On 12/9/18 10:15 PM, Dale wrote:
Well, I don't really think I need to encrypt the entire /home mount point. To me, that would be overkill. Of course, that may be easier. I would like to have certain directories that I can store things in that is encrypted. For example, I have some financial and medical stuff that I wouldn't want just anyone to get a hold of if for example my puter was stolen or hacked.

Fair enough.

Well, I thought it may be simpler. Since I've never tried encryption before, I don't know first hand how it works or what it takes to use the files. I've read where people password protect their mobo, bootloader and their entire storage system. Basically, without the proper passwords, you can't boot the system or access it from another system either. That is overkill for me for sure. If anything, I'm on the other end of the scale. I just want a directory, which could be a mount point, that is encrypted. Knowing what tool is best may help be figure out whether it is a mount point, a regular directory or what. I've read where some whole file systems can be encrypted or it can be done on a directory level. I'm not sure what works the best tho.

I'm starting to think that something like eCryptFS would be a good candidate for you.

I have /boot and / on their own partition. Everything else is on LVM. I did that because it is easier to boot. While I have a init thingy, it's just enough to mount /usr. That's it. I don't like having a init thingy at all tho. I've had trouble with them in the past that left me with a unbootable system and no way to fix it since I don't really get them. It's one of those things that hasn't hit me yet, even after years of it.

ACK

True but I don't want it to get in my way to much. I'd like to be able to login into KDE without worrying if the password works or not. Once inside KDE and I need to access something encrypted, then I can deal with the password.

ACK

Let's say I encrypt the directory or mount point that contains both video and some financial/medical info in it. When I click to access it, it asks for a password. Once it does that, I'd like to be able to use that until I either logout of KDE or I tell it to lock it back up. That way I can watch TV for hours without interruption to type in a password. However, if I need to run to town, I can logout of the encrypted part and leave knowing it's secure. Make sense??

Yes.

Interesting. I've read that twice. May read that a couple more times. Letting that soak in a bit. That sounds like something I could use tho. It seems it would do just what I want.

:-)

Question. Let's say I encrypt /home entirely as a partition of LVM group. When I login to KDE for example, how does that work? I already have to type in a password to login into KDE. Would that work for both or would it ask for a second password? Or would it ask even earlier than that?

I don't know what KDE has built in support for.

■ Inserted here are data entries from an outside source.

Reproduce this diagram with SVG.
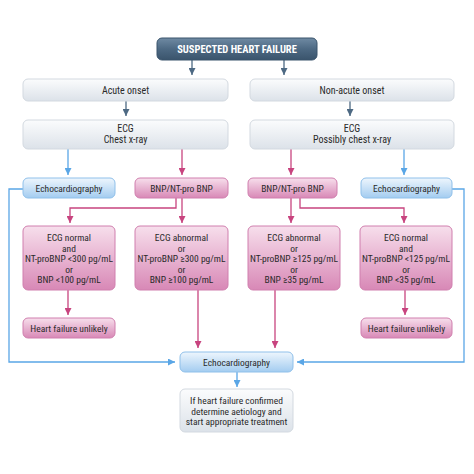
<svg xmlns="http://www.w3.org/2000/svg" width="474" height="474" viewBox="0 0 474 474">
<defs>
<linearGradient id="gDark" x1="0" y1="0" x2="0" y2="1"><stop offset="0" stop-color="#6f8aa3"/><stop offset="0.5" stop-color="#4d6983"/><stop offset="1" stop-color="#3a546c"/></linearGradient>
<linearGradient id="gGrey" x1="0" y1="0" x2="0" y2="1"><stop offset="0" stop-color="#fbfcfd"/><stop offset="1" stop-color="#dce2e9"/></linearGradient>
<linearGradient id="gBlue" x1="0" y1="0" x2="0" y2="1"><stop offset="0" stop-color="#eef6fd"/><stop offset="1" stop-color="#a3ccf0"/></linearGradient>
<linearGradient id="gPink" x1="0" y1="0" x2="0" y2="1"><stop offset="0" stop-color="#f7dfec"/><stop offset="1" stop-color="#d888b6"/></linearGradient>
<marker id="aDark" viewBox="0 0 10 10" refX="10" refY="5" markerWidth="7" markerHeight="7" markerUnits="userSpaceOnUse" orient="auto"><path d="M0,0L10,5L0,10z" fill="#4d6983"/></marker>
<marker id="aPink" viewBox="0 0 10 10" refX="10" refY="5" markerWidth="7" markerHeight="7" markerUnits="userSpaceOnUse" orient="auto"><path d="M0,0L10,5L0,10z" fill="#c8447f"/></marker>
<marker id="aBlue" viewBox="0 0 10 10" refX="10" refY="5" markerWidth="7" markerHeight="7" markerUnits="userSpaceOnUse" orient="auto"><path d="M0,0L10,5L0,10z" fill="#5aa6e6"/></marker>
</defs>
<style>
text{font-family:"Liberation Sans Narrow","Roboto Condensed","Liberation Sans",sans-serif;font-size:9.5px;fill:#2a2a2a;text-anchor:middle}
.s{font-size:10px}
.t{fill:#fff;font-weight:bold;font-size:10.5px}
.dark{fill:url(#gDark);stroke:#3a546c;stroke-width:1}
.grey{fill:url(#gGrey);stroke:#d3d9e0;stroke-width:1}
.blue{fill:url(#gBlue);stroke:#8fc0ea;stroke-width:1}
.pink{fill:url(#gPink);stroke:#d07fae;stroke-width:1}
.cd{fill:none;stroke:#4d6983;stroke-width:1.3;marker-end:url(#aDark)}
.cpa{fill:none;stroke:#c8447f;stroke-width:1.3;marker-end:url(#aPink)}
.cba{fill:none;stroke:#5aa6e6;stroke-width:1.3;marker-end:url(#aBlue)}
</style>
<rect width="474" height="474" fill="#fff"/>
<g id="connectors">
<path class="cd" d="M192,60V75"/>
<path class="cd" d="M284,60V75"/>
<path class="cd" d="M126,101V116"/>
<path class="cd" d="M350,101V116"/>
<path class="cba" d="M68,149V175"/>
<path class="cpa" d="M182,149V175"/>
<path class="cpa" d="M291,149V175"/>
<path class="cba" d="M404,149V175"/>
<path class="cpa" d="M176,198V208H70V223"/>
<path class="cpa" d="M182,198V223"/>
<path class="cpa" d="M291,198V223"/>
<path class="cpa" d="M300,198V208H404V223"/>
<path class="cpa" d="M68,290V315"/>
<path class="cpa" d="M405,290V315"/>
<path class="cpa" d="M198,290V348"/>
<path class="cpa" d="M275,290V348"/>
<path class="cba" d="M23,189H9V362H175"/>
<path class="cba" d="M452,189H464V362H297"/>
<path class="cba" d="M237,372V387"/>
</g>
<g id="n-suspected"><rect class="dark" x="157" y="38" width="160" height="22" rx="5"/><text class="t" x="237" y="53">SUSPECTED HEART FAILURE</text></g>
<g id="n-acute"><rect class="grey" x="23" y="79" width="205" height="22" rx="5"/><text class="s" x="125.5" y="93.5">Acute onset</text></g>
<g id="n-nonacute"><rect class="grey" x="250" y="79" width="204" height="22" rx="5"/><text class="s" x="352" y="93.5">Non-acute onset</text></g>
<g id="n-ecg-left"><rect class="grey" x="23" y="120" width="205" height="29" rx="5"/><text class="s" x="125.5" y="132">ECG</text><text class="s" x="125.5" y="143">Chest x-ray</text></g>
<g id="n-ecg-right"><rect class="grey" x="250" y="120" width="204" height="29" rx="5"/><text class="s" x="352" y="132">ECG</text><text class="s" x="352" y="143">Possibly chest x-ray</text></g>
<g id="n-echo-left"><rect class="blue" x="23" y="178" width="92" height="20" rx="5"/><text x="69" y="191.5">Echocardiography</text></g>
<g id="n-bnp-left"><rect class="pink" x="135" y="178" width="93" height="20" rx="5"/><text x="181.5" y="191.5">BNP/NT-pro BNP</text></g>
<g id="n-bnp-right"><rect class="pink" x="248" y="178" width="89" height="20" rx="5"/><text x="292.5" y="191.5">BNP/NT-pro BNP</text></g>
<g id="n-echo-right"><rect class="blue" x="361" y="178" width="91" height="20" rx="5"/><text x="406.5" y="191.5">Echocardiography</text></g>
<g id="n-l1"><rect class="pink" x="23" y="226" width="92" height="64" rx="5"/><text x="69" y="241">ECG normal</text><text x="69" y="251.5">and</text><text x="69" y="262">NT-proBNP &lt;300 pg/mL</text><text x="69" y="272.5">or</text><text x="69" y="283">BNP &lt;100 pg/mL</text></g>
<g id="n-l2"><rect class="pink" x="135" y="226" width="93" height="64" rx="5"/><text x="181.5" y="241">ECG abnormal</text><text x="181.5" y="251.5">or</text><text x="181.5" y="262">NT-proBNP ≥300 pg/mL</text><text x="181.5" y="272.5">or</text><text x="181.5" y="283">BNP ≥100 pg/mL</text></g>
<g id="n-r1"><rect class="pink" x="248" y="226" width="92" height="64" rx="5"/><text x="294" y="241">ECG abnormal</text><text x="294" y="251.5">or</text><text x="294" y="262">NT-proBNP ≥125 pg/mL</text><text x="294" y="272.5">or</text><text x="294" y="283">BNP ≥35 pg/mL</text></g>
<g id="n-r2"><rect class="pink" x="360" y="226" width="92" height="64" rx="5"/><text x="406" y="241">ECG normal</text><text x="406" y="251.5">and</text><text x="406" y="262">NT-proBNP &lt;125 pg/mL</text><text x="406" y="272.5">or</text><text x="406" y="283">BNP &lt;35 pg/mL</text></g>
<g id="n-unlikely-left"><rect class="pink" x="23" y="318" width="92" height="20" rx="5"/><text x="69" y="331.5">Heart failure unlikely</text></g>
<g id="n-unlikely-right"><rect class="pink" x="361" y="318" width="91" height="20" rx="5"/><text x="406.5" y="331.5">Heart failure unlikely</text></g>
<g id="n-echo-bottom"><rect class="blue" x="180" y="352" width="113" height="20" rx="5"/><text x="236.5" y="365.5">Echocardiography</text></g>
<g id="n-final"><rect class="grey" x="180" y="389" width="113" height="43" rx="5"/><text x="236.5" y="404">If heart failure confirmed</text><text x="236.5" y="414.5">determine aetiology and</text><text x="236.5" y="425">start appropriate treatment</text></g>
</svg>
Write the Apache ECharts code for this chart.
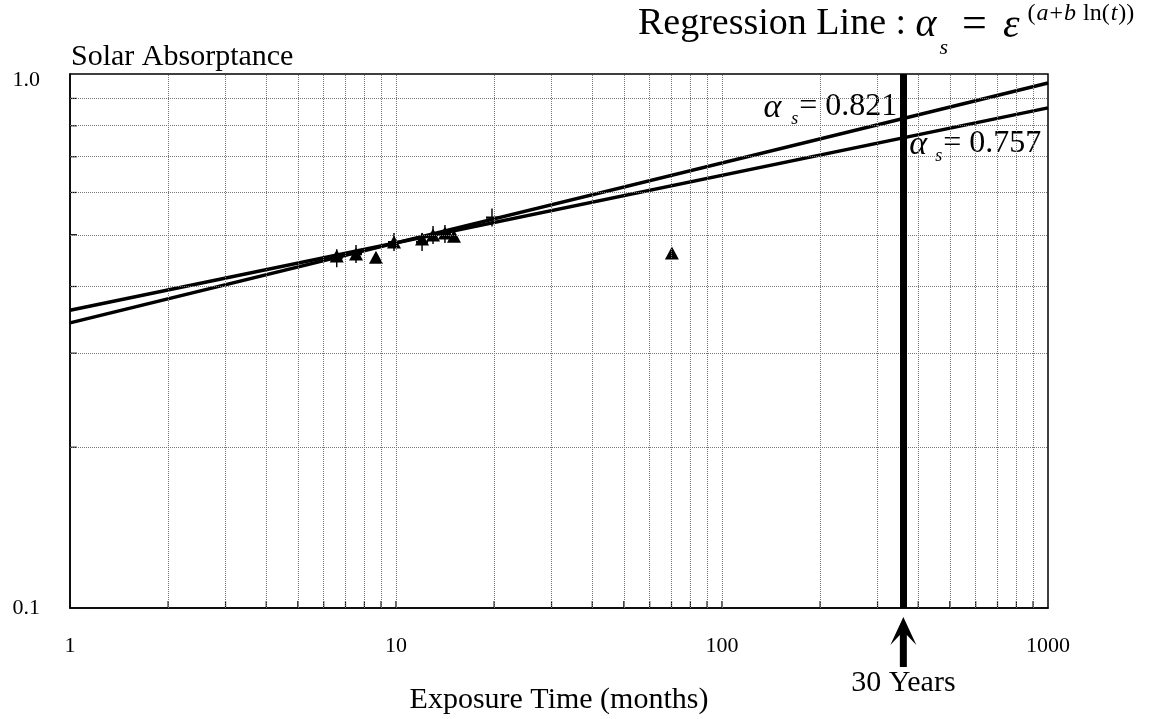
<!DOCTYPE html>
<html><head><meta charset="utf-8">
<script src="https://cdn.jsdelivr.net/npm/echarts@6/dist/echarts.min.js"></script>
<style>html,body{margin:0;padding:0;background:#fff}#c{width:1157px;height:719px}</style>
</head><body><div id="c"></div>
<script>
// ---- data ----
const xTickValues = [1, 10, 100, 1000];
const xTickLabels = ['1', '10', '100', '1000'];
const yTickValues = [0.1, 1];
const yTickLabels = ['0.1', '1.0'];
const xGridValues = [2,3,4,5,6,7,8,9,10,20,30,40,50,60,70,80,90,100,200,300,400,500,600,700,800,900];
const yGridValues = [0.2,0.3,0.4,0.5,0.6,0.7,0.8,0.9];
const triTimes  = [6.58, 7.54, 8.68, 9.86, 12.02, 12.99, 14.13, 15.06, 70.2];
const triValues = [0.456, 0.460, 0.454, 0.4845, 0.491, 0.4995, 0.504, 0.497, 0.462];
const plusTimes  = [6.58, 7.54, 9.86, 12.02, 12.99, 14.13, 19.7];
const plusValues = [0.452, 0.460, 0.4845, 0.4845, 0.4995, 0.5015, 0.5385];
const regATimes = [1, 1000];
const regAValues = [0.342, 0.962];
const regBTimes = [1, 1000];
const regBValues = [0.361, 0.864];
const horizonMonths = 360;
const horizonLabel = '30 Years';
const predA = 0.821;
const predB = 0.757;

const serif = '"Liberation Serif","Times New Roman",serif';
const zip = (a, b) => a.map((v, i) => [v, b[i]]);
const lookup = (vals, labels, v) => {
  const i = vals.findIndex(t => Math.abs(t - v) <= 1e-6 * t);
  return i >= 0 ? labels[i] : '';
};

const chart = echarts.init(document.getElementById('c'), null, {renderer: 'canvas'});
const option = {
  animation: false,
  backgroundColor: '#fff',
  title: {text: 'Solar Absorptance', left: 66, top: 37,
    textStyle: {fontFamily: serif, fontSize: 30, fontWeight: 'normal', color: '#000'}},
  grid: {left: 70, right: 109, top: 74, bottom: 111, containLabel: false, outerBoundsMode: 'none',
    show: true, borderColor: '#000', borderWidth: 1.5},
  xAxis: {
    type: 'log', logBase: 10, min: 1, max: 1000,
    name: 'Exposure Time (months)', nameLocation: 'middle', nameGap: 77,
    nameTextStyle: {fontFamily: serif, fontSize: 30, color: '#000'},
    axisLine: {lineStyle: {color: '#000', width: 1.5}},
    axisTick: {show: false}, splitLine: {show: false}, minorTick: {show: false},
    axisLabel: {fontFamily: serif, fontSize: 22, color: '#000', margin: 27,
      formatter: v => lookup(xTickValues, xTickLabels, v)}
  },
  yAxis: {
    type: 'log', logBase: 10, min: 0.1, max: 1,
    axisLine: {lineStyle: {color: '#000', width: 1.5}},
    axisTick: {show: false}, splitLine: {show: false},
    axisLabel: {fontFamily: serif, fontSize: 22, color: '#000', margin: 30,
      formatter: v => {
        const s = lookup(yTickValues, yTickLabels, v);
        return v > 0.5 ? '{t|' + s + '}' : s;
      },
      rich: {t: {fontFamily: serif, fontSize: 22, color: '#000', padding: [12, 0, 0, 0]}}}
  },
  series: [
    {type: 'line', data: zip(regATimes, regAValues), symbol: 'none', lineStyle: {opacity: 0}, z: 1, silent: true,
      markLine: {silent: true, symbol: 'none', label: {show: false}, animation: false,
        lineStyle: {color: '#777', type: 'dotted', width: 1},
        data: xGridValues.map(v => ({xAxis: v})).concat(yGridValues.map(v => ({yAxis: v})))}},
    {type: 'scatter', data: xGridValues.map(v => [v, 0.1]), symbol: 'rect', symbolSize: [1.2, 7],
      symbolOffset: [0, -3.5], itemStyle: {color: '#000', opacity: 1}, clip: false, silent: true, z: 2},
    {type: 'scatter', data: yGridValues.map(v => [1, v]), symbol: 'rect', symbolSize: [7, 1.2],
      symbolOffset: [3.5, 0], itemStyle: {color: '#000', opacity: 1}, clip: false, silent: true, z: 2},
    {type: 'line', data: zip(regATimes, regAValues), symbol: 'none', lineStyle: {color: '#000', width: 3.5}, z: 3,
      markLine: {silent: true, symbol: 'none', label: {show: false}, animation: false,
        lineStyle: {color: '#000', type: 'solid', width: 7}, data: [{xAxis: horizonMonths}]}},
    {type: 'line', data: zip(regBTimes, regBValues), symbol: 'none', lineStyle: {color: '#000', width: 3.5}, z: 3},
    {type: 'scatter', data: zip(triTimes, triValues), symbol: 'triangle', symbolSize: [14, 13],
      itemStyle: {color: '#000', opacity: 1}, z: 4},
    {type: 'scatter', data: zip(plusTimes, plusValues),
      symbol: 'path://M4.4,0 L5.6,0 L5.6,4.4 L10,4.4 L10,5.6 L5.6,5.6 L5.6,10 L4.4,10 L4.4,5.6 L0,5.6 L0,4.4 L4.4,4.4 Z',
      symbolSize: [12, 18], itemStyle: {color: '#000', opacity: 1}, z: 4}
  ]
};
chart.setOption(option);

const hx = chart.convertToPixel({xAxisIndex: 0}, horizonMonths);
const yA = chart.convertToPixel({yAxisIndex: 0}, predA);
const yB = chart.convertToPixel({yAxisIndex: 0}, predB);
const yBot = chart.convertToPixel({yAxisIndex: 0}, 0.1);

const fS = {fontFamily: serif, fill: '#000'};
chart.setOption({graphic: [
  {type: 'polygon', silent: true, shape: {points: [
    [hx, yBot + 9], [hx + 13, yBot + 37], [hx + 3.5, yBot + 27], [hx + 3.5, yBot + 59],
    [hx - 3.5, yBot + 59], [hx - 3.5, yBot + 27], [hx - 13, yBot + 37]]}, style: {fill: '#000'}},
  {type: 'text', silent: true, style: Object.assign({x: hx, y: yBot + 60, text: horizonLabel,
    fontSize: 30, align: 'center', verticalAlign: 'top'}, fS)},
  {type: 'text', silent: true, style: {x: hx - 6, y: yA - 29, align: 'right', verticalAlign: 'top',
    text: '{i|α}{sub|s}{n|= ' + predA.toFixed(3) + '}',
    rich: {
      i: Object.assign({fontSize: 34, fontStyle: 'italic', lineHeight: 34, verticalAlign: 'top', padding: [0, 10, 0, 0]}, fS),
      sub: Object.assign({fontSize: 18, fontStyle: 'italic', lineHeight: 18, verticalAlign: 'top', padding: [20, 1, 0, 0]}, fS),
      n: Object.assign({fontSize: 32, lineHeight: 34, verticalAlign: 'top'}, fS)
    }}},
  {type: 'text', silent: true, style: {x: hx + 6, y: yB - 11, align: 'left', verticalAlign: 'top',
    text: '{i|α}{sub|s}{n|= ' + predB.toFixed(3) + '}',
    rich: {
      i: Object.assign({fontSize: 34, fontStyle: 'italic', lineHeight: 34, verticalAlign: 'top', padding: [0, 8, 0, 0]}, fS),
      sub: Object.assign({fontSize: 18, fontStyle: 'italic', lineHeight: 18, verticalAlign: 'top', padding: [20, 1, 0, 0]}, fS),
      n: Object.assign({fontSize: 32, lineHeight: 34, verticalAlign: 'top'}, fS)
    }}},
  {type: 'text', silent: true, style: {x: 638, y: 5, align: 'left', verticalAlign: 'top',
    text: '{n|Regression Line : }{i|α}{sub|s}{eq|=}{e|ε}{sp|(}{spi|a}{sp|+}{spi|b}{sp| ln(}{spi|t}{sp|))}',
    rich: {
      n: Object.assign({fontSize: 38, lineHeight: 40, verticalAlign: 'top'}, fS),
      eq: Object.assign({fontSize: 44, lineHeight: 40, verticalAlign: 'top', padding: [-2, 16, 0, 12]}, fS),
      i: Object.assign({fontSize: 40, fontStyle: 'italic', lineHeight: 40, verticalAlign: 'top'}, fS),
      e: Object.assign({fontSize: 42, fontStyle: 'italic', lineHeight: 40, verticalAlign: 'top', padding: [0, 8, 0, 0]}, fS),
      sub: Object.assign({fontSize: 22, fontStyle: 'italic', lineHeight: 22, verticalAlign: 'top', padding: [32, 2, 0, 3]}, fS),
      sp: Object.assign({fontSize: 24, lineHeight: 24, verticalAlign: 'top', padding: [-3, 0, 0, 0]}, fS),
      spi: Object.assign({fontSize: 24, fontStyle: 'italic', lineHeight: 24, verticalAlign: 'top', padding: [-3, 1, 0, 1]}, fS)
    }}}
]});
</script>
</body></html>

I think that modern desktop environments do have some integral support for some encryption. I've just never used it and don't know about it.

I may get on youtube and see if I can find some videos on this so I can see it actually working. Maybe find a couple different setups. I'm sure someone has done at least one. lol

That's probably not a bad idea.

Just be careful and review multiple sources as well as getting a reasonable understanding of what they are doing.

Keep in mind, my backups are a simple rsync to a external USB drive. I don't use fancy software. Usually I backup my videos and such once a day depending on what I've done that day. I may switch to a external SATA drive at some point which may make it even easier. Right now I use a script, if it even deserves to be called that, to do the backups.

That sounds like it would be best used in conjunction with eCryptFS. You would rsync the underlay directory like normal (it will show files and directories with encrypted names). You would just want to exclude the overlay directory from the backup as that's the unencrypted view.

Mostly a common crook who just may have some puter skills. Wouldn't mind grinning at the likes of a NSA twerp with far to much nose. :-D

Fair enough. It sounds like you want reasonable protection for your files. But you won't loose any sleep if you make the three letter agencies actually have to work a bit to get to your files, even if it just delays what may be possible. (I don't know. But it would at least slow them down.)